— Start INFORMATION SUPPLIED —

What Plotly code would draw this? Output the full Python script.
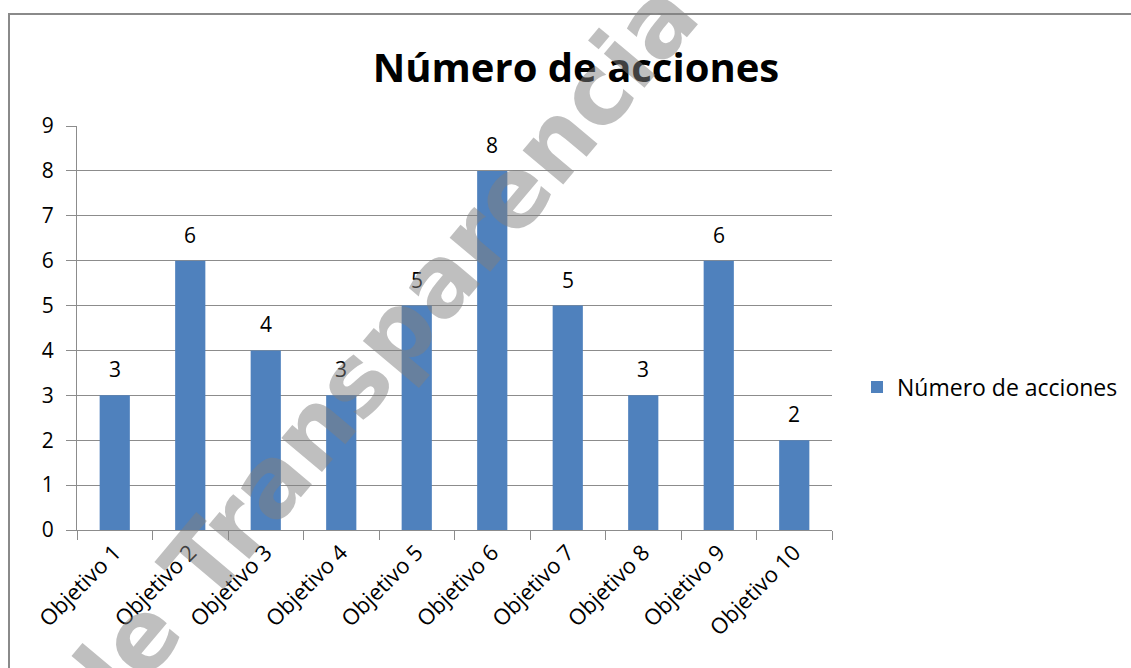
import plotly.graph_objects as go

categories = ["Objetivo 1", "Objetivo 2", "Objetivo 3", "Objetivo 4", "Objetivo 5",
              "Objetivo 6", "Objetivo 7", "Objetivo 8", "Objetivo 9", "Objetivo 10"]
values = [3, 6, 4, 3, 5, 8, 5, 3, 6, 2]
series_name = "Número de acciones"
title_text = "Número de acciones"
watermark_text = "de Transparencia"
y_ticks = list(range(0, 10))

W, H = 1131, 668
L, R, T, B = 77, 299, 126, 138
pw, ph = W - L - R, H - T - B

def px(x):
    return (x - L) / pw

def py(y):
    return (H - B - y) / ph

FONT = "Open Sans"
GRID = "#8C8C8C"

fig = go.Figure()
fig.add_trace(go.Bar(
    x=categories, y=values, name=series_name,
    marker=dict(color="#4F81BD", line=dict(width=0)),
    showlegend=True,
))

annotations = []
for c, v in zip(categories, values):
    annotations.append(dict(
        x=c, y=v, xref="x", yref="y", text=str(v), showarrow=False,
        yanchor="bottom", yshift=10, font=dict(family=FONT, size=21, color="#000000"),
    ))

annotations.append(dict(
    x=px(375), y=py(356), xref="paper", yref="paper", text="<b>" + watermark_text + "</b>",
    showarrow=False, textangle=-50, xanchor="center", yanchor="middle",
    font=dict(family="DejaVu Sans", size=97, color="rgba(128,128,128,0.5)"),
))

fig.update_layout(
    width=W, height=H,
    margin=dict(l=L, r=R, t=T, b=B, pad=0, autoexpand=False),
    paper_bgcolor="#FFFFFF", plot_bgcolor="#FFFFFF",
    bargap=0.6,
    title=dict(text="<b>" + title_text + "</b>", xref="container", yref="container",
               x=576 / W, y=1 - 68 / H, xanchor="center", yanchor="middle",
               font=dict(family=FONT, size=40, color="#000000")),
    legend=dict(x=px(857), y=py(387), xanchor="left", yanchor="middle",
                font=dict(family=FONT, size=23, color="#000000"),
                bgcolor="rgba(0,0,0,0)"),
    xaxis=dict(
        showgrid=False, showline=True, linecolor=GRID, linewidth=1,
        ticks="outside", ticklen=9, tickcolor=GRID, tickwidth=1, tickson="boundaries",
        tickangle=-45, tickfont=dict(family=FONT, size=22, color="#000000"),
        fixedrange=True,
    ),
    yaxis=dict(
        range=[0, 9], tickvals=y_ticks, showgrid=True, gridcolor=GRID, gridwidth=1,
        showline=True, linecolor=GRID, linewidth=1, zeroline=False,
        ticks="outside", ticklen=10, tickcolor=GRID, tickwidth=1,
        tickfont=dict(family=FONT, size=21, color="#000000"), ticklabelstandoff=8,
        fixedrange=True,
    ),
    annotations=annotations,
    shapes=[dict(type="rect", xref="paper", yref="paper",
                 x0=px(9), x1=px(W + 20), y0=py(H + 20), y1=py(14),
                 line=dict(color="#8A8A8A", width=2), fillcolor="rgba(0,0,0,0)", layer="below")],
)

fig.write_html("out.html", config={"displayModeBar": False})

with open("out.html", "r", encoding="utf-8") as f:
    html = f.read()
html = html.replace("<head>", "<head><style>html,body{margin:0;padding:0;overflow:hidden;}</style>", 1)
with open("out.html", "w", encoding="utf-8") as f:
    f.write(html)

— End INFORMATION SUPPLIED —

### EXERCISE TASK
Quote, exactly and only, the lines from the first line of the data above through the line containing "return (H - B - y) / ph". The pictures do not belong in it.

### THE RESULT
What Plotly code would draw this? Output the full Python script.
import plotly.graph_objects as go

categories = ["Objetivo 1", "Objetivo 2", "Objetivo 3", "Objetivo 4", "Objetivo 5",
              "Objetivo 6", "Objetivo 7", "Objetivo 8", "Objetivo 9", "Objetivo 10"]
values = [3, 6, 4, 3, 5, 8, 5, 3, 6, 2]
series_name = "Número de acciones"
title_text = "Número de acciones"
watermark_text = "de Transparencia"
y_ticks = list(range(0, 10))

W, H = 1131, 668
L, R, T, B = 77, 299, 126, 138
pw, ph = W - L - R, H - T - B

def px(x):
    return (x - L) / pw

def py(y):
    return (H - B - y) / ph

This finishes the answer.